“Mit Skalpell und Pinzette zerlege ich die Blüten.” Interview mit der Fotografin Annabelle Fürstenau

“Mit Skalpell und Pinzette zerlege ich die Blüten.”

Annabelle Fürstenaus Aufnahmen von sezierten Blütenständen wirkten in ihrer linearen Anordnung neutral und zugleich poetisch.

Im Interview erzählt die Fotografin, wie sie auf die Idee zu der Arbeit gekommen ist, nach welchen Kriterien sie die Pflanzen ausgesucht hat und welches ihr Lieblingsmotiv ist.

Fotografie Zingst: Wie bist Du auf die Idee zu der Arbeit Blüten/Blätter gekommen?

Annabelle Fürstenau: Die ersten Bilder, die jetzt nicht mehr in der Serie sind, waren Teil meiner Diplomarbeit. Damals beschäftigte mich die Frage, inwieweit das große Ganze in der Summe seiner Einzelteile noch zu erkennen ist – beziehungsweise was passiert, wenn ich diese Einzelteile neu sortiere. Im Diplom habe ich dafür mit Text und Fotografie gearbeitet, wobei die ersten fotografischen Versuche zu dem Thema zerlegte Blumensträuße waren. Das hat aber nicht funktioniert. Es wurden enorm raumgreifende Arrangements, und weil es so lange dauerte, waren die Pflanzenteile letztendlich alle welk und unansehnlich. So habe ich angefangen, mit einzelnen Blütenständen zu arbeiten. Das waren überschaubare Einheiten mit trotzdem vielen Überraschungsmomenten.

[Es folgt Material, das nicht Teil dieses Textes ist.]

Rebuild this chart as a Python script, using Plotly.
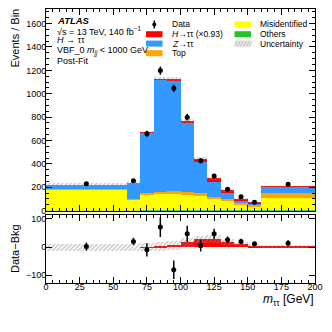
import numpy as np
import plotly.graph_objects as go

# binning (GeV)
edges = [0, 60, 70, 80, 90, 100, 110, 120, 130, 140, 150, 160, 200]
centers = [30, 65, 75, 85, 95, 105, 115, 125, 135, 145, 155, 180]

# post-fit stack components (events / bin)
others = [1, 1, 8, 8, 8, 8, 8, 8, 8, 7, 6, 8]
misid = [180, 95, 128, 132, 138, 128, 120, 95, 75, 45, 33, 100]
top = [4, 4, 18, 20, 22, 20, 25, 15, 13, 10, 8, 45]
ztautau = [37, 138, 513, 962, 949, 591, 264, 128, 59, 28, 18, 53]
higgs = [0, 0, 1, 3, 8, 18, 28, 30, 18, 11, 5, 2]
unc = [12, 12, 14, 16, 16, 16, 14, 14, 10, 8, 5, 6]

data = [230, 255, 658, 1198, 1047, 800, 427, 297, 184, 118, 73, 227]
data_err = [15, 16, 26, 35, 32, 28, 21, 17, 14, 11, 9, 15]

# lower panel: data - background
resid = [2, 20, -10, 71, -81, 47, 5, 47, 26, 20, 12, 14]
resid_err = [14, 13, 24, 35, 33, 29, 21, 18, 12, 10, 6, 10]

widths = np.diff(edges)
comps = [
    ("Others", others, "#22c322"),
    ("Misidentified", misid, "#ffff00"),
    ("Top", top, "#ffa500"),
    ("Z", ztautau, "#3399ff"),
    ("H", higgs, "#ff0000"),
]

fig = go.Figure()
base = np.zeros(len(centers))
for name, vals, col in comps:
    fig.add_trace(go.Bar(x=centers, y=vals, base=base.copy(), width=widths,
                         marker=dict(color=col, line=dict(width=0)),
                         xaxis="x2", yaxis="y2", showlegend=False))
    base += np.array(vals)

hatch = dict(color="rgba(0,0,0,0)", line=dict(width=0),
             pattern=dict(shape="/", fgcolor="#8c8c8c", bgcolor="rgba(0,0,0,0)",
                          size=3, solidity=0.45))
u = np.array(unc)
fig.add_trace(go.Bar(x=centers, y=2 * u, base=base - u, width=widths, marker=hatch,
                     xaxis="x2", yaxis="y2", showlegend=False))

fig.add_trace(go.Scatter(x=centers, y=data, mode="markers",
                         marker=dict(color="black", size=5),
                         error_y=dict(type="data", array=data_err, color="black",
                                      thickness=1.5, width=0),
                         xaxis="x2", yaxis="y2", showlegend=False))

# lower panel
fig.add_trace(go.Bar(x=centers, y=higgs, base=[0] * len(centers), width=widths,
                     marker=dict(color="#ff0000", line=dict(width=0)),
                     xaxis="x", yaxis="y", showlegend=False))
h = np.array(higgs)
fig.add_trace(go.Bar(x=centers, y=2 * u, base=h - u, width=widths, marker=hatch,
                     xaxis="x", yaxis="y", showlegend=False))
fig.add_trace(go.Scatter(x=centers, y=resid, mode="markers",
                         marker=dict(color="black", size=5),
                         error_y=dict(type="data", array=resid_err, color="black",
                                      thickness=1.5, width=0),
                         xaxis="x", yaxis="y", showlegend=False))

FONT = "Liberation Sans, Arial, sans-serif"
L, R, T, B = 46, 17, 9, 49
W, H = 332, 332
PW, PH = W - L - R, H - T - B


def px(x):
    return (x - L) / PW


def py(y):
    return (H - B - y) / PH


ax_common = dict(showline=True, linecolor="black", linewidth=1, mirror="ticks",
                 ticks="inside", tickcolor="black", showgrid=False, zeroline=False,
                 tickfont=dict(size=9, family=FONT, color="black"))

fig.update_layout(
    width=W, height=H,
    margin=dict(l=L, r=R, t=T, b=B),
    paper_bgcolor="white", plot_bgcolor="white",
    barmode="overlay", bargap=0,
    font=dict(family=FONT, color="black"),
    xaxis=dict(domain=[0, 1], anchor="y", range=[0, 200], dtick=25, ticklen=6,
               ticklabelstandoff=-5,
               minor=dict(dtick=5, ticks="inside", ticklen=3, tickcolor="black"),
               **ax_common),
    yaxis=dict(domain=[0, 0.249], anchor="x", range=[-128, 115],
               tickvals=[-100, 0, 100], ticktext=["\u2212100", "0", "100"],
               ticklen=6, ticklabelstandoff=-3, **ax_common),
    xaxis2=dict(domain=[0, 1], anchor="y2", matches="x", range=[0, 200], dtick=25,
                ticklen=6, showticklabels=False,
                minor=dict(dtick=5, ticks="inside", ticklen=3, tickcolor="black"),
                **ax_common),
    yaxis2=dict(domain=[0.264, 1], anchor="x2", range=[0, 1725], dtick=200,
                ticklen=6, ticklabelstandoff=-3,
                minor=dict(dtick=50, ticks="inside", ticklen=3, tickcolor="black"),
                **ax_common),
)

ann = []


def text(x, y, s, size=9, xanchor="left", angle=0, yanchor="middle"):
    ann.append(dict(x=px(x), y=py(y), xref="paper", yref="paper", text=s,
                    showarrow=False, xanchor=xanchor, yanchor=yanchor,
                    textangle=angle, font=dict(size=size, family=FONT, color="black")))


text(55, 20, "<b><i>ATLAS</i></b>", 9.5)
text(55, 30.5, "\u221as = 13 TeV, 140 fb<sup>\u22121</sup>", 9)
text(55, 40, "<i>H</i> \u2192 \u03c4\u03c4", 9)
text(55, 50.8, "VBF_0 <i>m<sub>jj</sub></i> < 1000 GeV", 9)
text(55, 61, "Post-Fit", 9)

# legend
shapes = []
col1 = [("Data", None), ("<i>H</i>\u2192\u03c4\u03c4 (\u00d70.93)", "#ff0000"),
        ("<i>Z</i>\u2192\u03c4\u03c4", "#3399ff"), ("Top", "#ffa500")]
col2 = [("Misidentified", "#ffff00"), ("Others", "#22c322"), ("Uncertainty", "hatch")]
rows = [24.5, 34.2, 43.6, 53.2]
for (label, col), yy in zip(col1, rows):
    text(170, yy, label, 8.5)
    if col is None:
        shapes.append(dict(type="line", xref="paper", yref="paper",
                           x0=px(154.3), x1=px(154.3), y0=py(yy - 4), y1=py(yy + 4),
                           line=dict(color="black", width=1.5)))
        shapes.append(dict(type="circle", xref="paper", yref="paper",
                           x0=px(152.3), x1=px(156.3), y0=py(yy - 2), y1=py(yy + 2),
                           fillcolor="black", line=dict(color="black", width=0)))
    else:
        shapes.append(dict(type="rect", xref="paper", yref="paper",
                           x0=px(146), x1=px(162.5), y0=py(yy - 3), y1=py(yy + 3),
                           fillcolor=col, line=dict(width=0)))
for (label, col), yy in zip(col2, rows):
    text(257.5, yy, label, 8.5)
    if col == "hatch":
        shapes.append(dict(type="rect", xref="paper", yref="paper",
                           x0=px(234.5), x1=px(251), y0=py(yy - 3), y1=py(yy + 3),
                           fillcolor="#e4e4e4", line=dict(width=0)))
        for k in range(6):
            x0 = 234.5 + k * 3
            shapes.append(dict(type="line", xref="paper", yref="paper",
                               x0=px(x0), x1=px(x0 + 3), y0=py(yy + 3), y1=py(yy - 3),
                               line=dict(color="#aaaaaa", width=0.6)))
    else:
        shapes.append(dict(type="rect", xref="paper", yref="paper",
                           x0=px(234.5), x1=px(251), y0=py(yy - 3), y1=py(yy + 3),
                           fillcolor=col, line=dict(width=0)))

# axis titles
text(15, 7, "Events / Bin", 11, xanchor="center", angle=-90, yanchor="top")
text(15, 249, "Data\u2212Bkg", 11, xanchor="center", angle=-90)
text(316, 300, "<i>m</i><sub>\u03c4\u03c4</sub> [GeV]", 12, xanchor="right")

fig.update_layout(annotations=ann, shapes=shapes)
fig.write_html("out.html", config={"displayModeBar": False},
               post_script="document.body.style.margin='0';")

Nach welchen Kriterien hast Du die Pflanzen ausgesucht?

Es zeigte sich, dass Blütenstände mit relativ vielen und unterschiedlich geformten Teilen interessantere Bilder ergeben, als aus nur wenigen Teilen bestehende Einzelblüten. Es sind daher mehrheitlich Korb- oder Doldenblütler in der Serie. Ich habe vieles ausprobiert, und von jeder Pflanze, die jetzt abgebildet ist, habe ich mehrere Exemplare zerlegt und arrangiert, bis ich sie gut genug kannte und wusste, dass sie als Bild funktionieren würde. Durch die Entscheidung für ein durchgehendes Grundformat von 40 x 50 cm sind auch einige Pflanzen aus dem Raster gefallen, weil sie größere Formate gebraucht hätten.

Wie hast Du die Strecke fotografisch umgesetzt?

Ich habe die Blütenstände zunächst seziert und die Einzelteile in einem feuchten Tuch eingeschlagen, damit sie frisch bleiben. Dann habe ich sie auf einer vorher markierten Fläche auf einem großen Leuchtpult in Zeilen sortiert, was oft mehrere Stunden in Anspruch nahm – eine sehr meditative Arbeit. Das Leuchtpult war dimmbar, so dass ich bei sehr feinen, durchscheinenden Pflanzenteilen die Lichtintensität etwas zurücknehmen konnte, und auch das Licht der Studioblitze habe ich immer ein bisschen angepasst. Aufgenommen sind die Bilder mit einer analogen Großbild-Kamera auf 4x5″ Farb-Negativmaterial. Ich habe die Negative digitalisiert und soweit nachbearbeitet, dass der Hintergrund auf allen Bildern nahezu weiß ist, um die typografische Anmutung zu verstärken.

Ausgegeben sind die Fotografien im Maßstab 1:1, die Größe der Pflanzenteile auf dem Blatt entspricht also ihrer natürlichen Größe. Im Original sind sie auf mattem Hahnemühle-Papier gedruckt und in einem Objektrahmen montiert, so dass das Papier etwas Spiel hat und der Blatt-Charakter hervorgehoben wird.

Hast Du ein Lieblingsmotiv?

Mir gefallen besonders die Pflanzen, bei denen ich während des Sezierens überraschende, mir unbekannte Formen gefunden habe – wie bei der Lupine zum Beispiel, oder dem Flieder. Und die weiße Akelei mag ich wegen der schönen Formen ihrer Einzelteile und der so zurückhaltenden Farbigkeit.

Das Interview führte Edda Fahrenhorst.